#### Data excerpt ####

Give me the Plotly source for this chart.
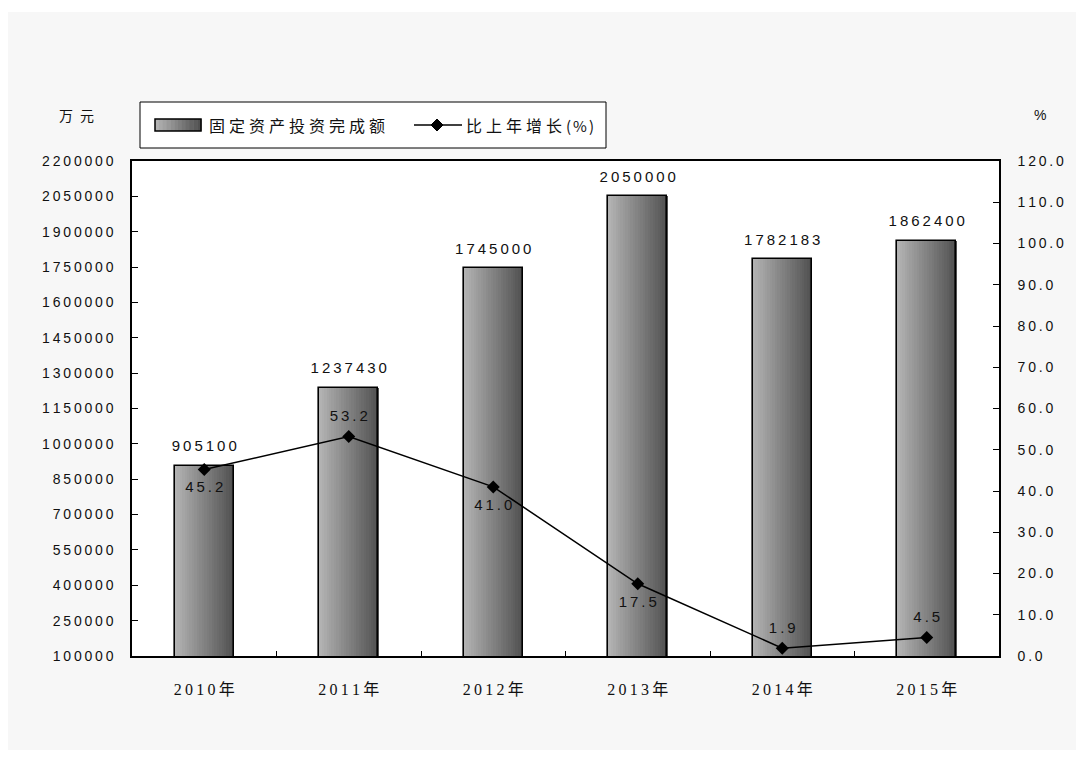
import plotly.graph_objects as go

years = ["2010年", "2011年", "2012年", "2013年", "2014年", "2015年"]
invest = [905100, 1237430, 1745000, 2050000, 1782183, 1862400]
growth = [45.2, 53.2, 41.0, 17.5, 1.9, 4.5]
growth_pos = ["bottom center", "top center", "bottom center", "bottom center", "top center", "top center"]
left_ticks = list(range(100000, 2200001, 150000))
right_ticks = list(range(0, 121, 10))

SANS = "Liberation Sans, Arial, sans-serif"
SERIF = "Liberation Serif, Noto Sans CJK SC, serif"
CJK = "Noto Sans CJK SC, sans-serif"
TS = "\u2009"


def spaced(s, sep=TS):
    return sep.join(str(s))


def tracked(s, px):
    return f'<span style="letter-spacing:{px}px">{s}</span>'


# page is offset by the 8px body margin
W, H = 1084, 776
PL, PR, PT, PB = 132, 999, 161, 656  # plot area in page pixels
OFF = 8


def xp(px):
    return (px - PL) / (PR - PL)


def yp(py):
    return (PB - py) / (PB - PT)


bar_w = 0.41
n_slices = 24
c0, c1 = 178, 82  # left light -> right dark


def grey(k, n):
    g = round(c0 + (c1 - c0) * k / (n - 1))
    return f"rgb({g},{g},{g})"


fig = go.Figure()

# gradient bars drawn as thin overlaid slices
for k in range(n_slices):
    fig.add_trace(go.Bar(
        x=years, y=invest, base=0,
        width=bar_w / n_slices + 0.002,
        offset=-bar_w / 2 + k * bar_w / n_slices,
        marker=dict(color=grey(k, n_slices), line=dict(width=0)),
        showlegend=False, hoverinfo="skip",
    ))
# outline
fig.add_trace(go.Bar(
    x=years, y=invest, width=bar_w, offset=-bar_w / 2,
    marker=dict(color="rgba(0,0,0,0)", line=dict(color="#000", width=1.6)),
    showlegend=False, hoverinfo="skip",
))
# bar value labels
fig.add_trace(go.Scatter(
    x=years, y=invest, mode="markers+text",
    marker=dict(size=16, opacity=0),
    text=[spaced(v) for v in invest], textposition="top center",
    textfont=dict(family=SANS, size=15, color="#111"),
    showlegend=False, hoverinfo="skip",
))
# growth line
fig.add_trace(go.Scatter(
    x=years, y=growth, yaxis="y2", mode="lines+markers",
    line=dict(color="#000", width=1.5),
    marker=dict(symbol="diamond", size=10, color="#000"),
    showlegend=False,
))
fig.add_trace(go.Scatter(
    x=years, y=growth, yaxis="y2", mode="markers+text",
    marker=dict(size=17, opacity=0),
    text=[spaced(f"{v:.1f}") for v in growth], textposition=growth_pos,
    textfont=dict(family=SANS, size=15, color="#111"),
    showlegend=False, hoverinfo="skip",
))

# hand-drawn legend (wide gradient swatch like the original)
shapes = [
    dict(type="rect", xref="paper", yref="paper", layer="below",
         x0=xp(8), x1=xp(1076), y0=yp(750), y1=yp(12),
         fillcolor="#f7f7f7", line=dict(width=0)),
    dict(type="rect", xref="paper", yref="paper", layer="below",
         x0=0, x1=1, y0=0, y1=1, fillcolor="#ffffff", line=dict(width=0)),
    dict(type="rect", xref="paper", yref="paper",
         x0=xp(140), x1=xp(606), y0=yp(148), y1=yp(102),
         fillcolor="#ffffff", line=dict(color="#000", width=1)),
]
sw0, sw1, n_sw = 155, 201, 12
for k in range(n_sw):
    a = sw0 + (sw1 - sw0) * k / n_sw
    b = sw0 + (sw1 - sw0) * (k + 1) / n_sw + 0.5
    shapes.append(dict(type="rect", xref="paper", yref="paper",
                       x0=xp(a), x1=xp(b), y0=yp(131), y1=yp(119),
                       fillcolor=grey(k, n_sw), line=dict(width=0)))
shapes.append(dict(type="rect", xref="paper", yref="paper",
                   x0=xp(sw0), x1=xp(sw1), y0=yp(131), y1=yp(119),
                   line=dict(color="#000", width=1.5)))
shapes.append(dict(type="line", xref="paper", yref="paper",
                   x0=xp(414), x1=xp(462), y0=yp(125), y1=yp(125),
                   line=dict(color="#000", width=1.5)))
dx, dc, dy = 6, 437, 125
shapes.append(dict(
    type="path", xref="paper", yref="paper", fillcolor="#000", line=dict(color="#000", width=1),
    path=f"M {xp(dc - dx)},{yp(dy)} L {xp(dc)},{yp(dy - dx)} L {xp(dc + dx)},{yp(dy)} L {xp(dc)},{yp(dy + dx)} Z",
))

fig.update_layout(
    width=W, height=H,
    margin=dict(l=PL - OFF, r=W - (PR - OFF), t=PT - OFF, b=H - (PB - OFF)),
    paper_bgcolor="#ffffff", plot_bgcolor="#ffffff",
    barmode="overlay", bargap=0,
    font=dict(family=SANS, size=14, color="#111"),
    showlegend=False,
    shapes=shapes,
    annotations=[
        dict(text=tracked("固定资产投资完成额", 4), xref="paper", yref="paper",
             x=xp(207), y=yp(125), xanchor="left", yanchor="middle", showarrow=False,
             font=dict(family=CJK, size=16, color="#111")),
        dict(text=tracked("比上年增长", 4) + '<span style="font-size:15px;letter-spacing:2px">(%)</span>',
             xref="paper", yref="paper",
             x=xp(464), y=yp(125), xanchor="left", yanchor="middle", showarrow=False,
             font=dict(family=CJK, size=16, color="#111")),
        dict(text=tracked("万元", 7), xref="paper", yref="paper",
             x=xp(57), y=yp(103), xanchor="left", showarrow=False,
             font=dict(family=CJK, size=14, color="#111")),
        dict(text="%", xref="paper", yref="paper",
             x=xp(1032), y=yp(105), xanchor="left", showarrow=False,
             font=dict(family=SANS, size=14, color="#111")),
    ],
)

fig.update_xaxes(
    type="category", range=[-0.5, 5.5],
    tickvals=years, ticktext=[spaced(y) for y in years],
    tickfont=dict(family=SERIF, size=16, color="#111"),
    showline=True, linecolor="#000", linewidth=1.5, mirror=True,
    ticks="inside", tickson="boundaries", ticklen=5, tickcolor="#000",
    ticklabelstandoff=18, showgrid=False,
)
fig.update_layout(
    yaxis=dict(
        range=[100000, 2200000], tickvals=left_ticks,
        ticktext=[spaced(v) for v in left_ticks],
        tickfont=dict(family=SANS, size=14, color="#111"),
        showline=True, linecolor="#000", linewidth=1.5,
        ticks="inside", ticklen=6, tickcolor="#000",
        ticklabelstandoff=14, showgrid=False, zeroline=False,
    ),
    yaxis2=dict(
        overlaying="y", side="right", range=[0, 120], tickvals=right_ticks,
        ticktext=[spaced(f"{v:.1f}") for v in right_ticks],
        tickfont=dict(family=SANS, size=14, color="#111"),
        showline=True, linecolor="#000", linewidth=1.5,
        ticks="inside", ticklen=6, tickcolor="#000",
        ticklabelstandoff=14, showgrid=False, zeroline=False,
    ),
)

fig.write_html("out.html")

####

_To do:_
Leave out any pictures and return exactly the lines from the beginning of the data through the line with "c0, c1 = 178, 82", inclusive.

_Written response:_
Give me the Plotly source for this chart.
import plotly.graph_objects as go

years = ["2010年", "2011年", "2012年", "2013年", "2014年", "2015年"]
invest = [905100, 1237430, 1745000, 2050000, 1782183, 1862400]
growth = [45.2, 53.2, 41.0, 17.5, 1.9, 4.5]
growth_pos = ["bottom center", "top center", "bottom center", "bottom center", "top center", "top center"]
left_ticks = list(range(100000, 2200001, 150000))
right_ticks = list(range(0, 121, 10))

SANS = "Liberation Sans, Arial, sans-serif"
SERIF = "Liberation Serif, Noto Sans CJK SC, serif"
CJK = "Noto Sans CJK SC, sans-serif"
TS = "\u2009"


def spaced(s, sep=TS):
    return sep.join(str(s))


def tracked(s, px):
    return f'<span style="letter-spacing:{px}px">{s}</span>'


# page is offset by the 8px body margin
W, H = 1084, 776
PL, PR, PT, PB = 132, 999, 161, 656  # plot area in page pixels
OFF = 8


def xp(px):
    return (px - PL) / (PR - PL)


def yp(py):
    return (PB - py) / (PB - PT)


bar_w = 0.41
n_slices = 24
c0, c1 = 178, 82  # left light -> right dark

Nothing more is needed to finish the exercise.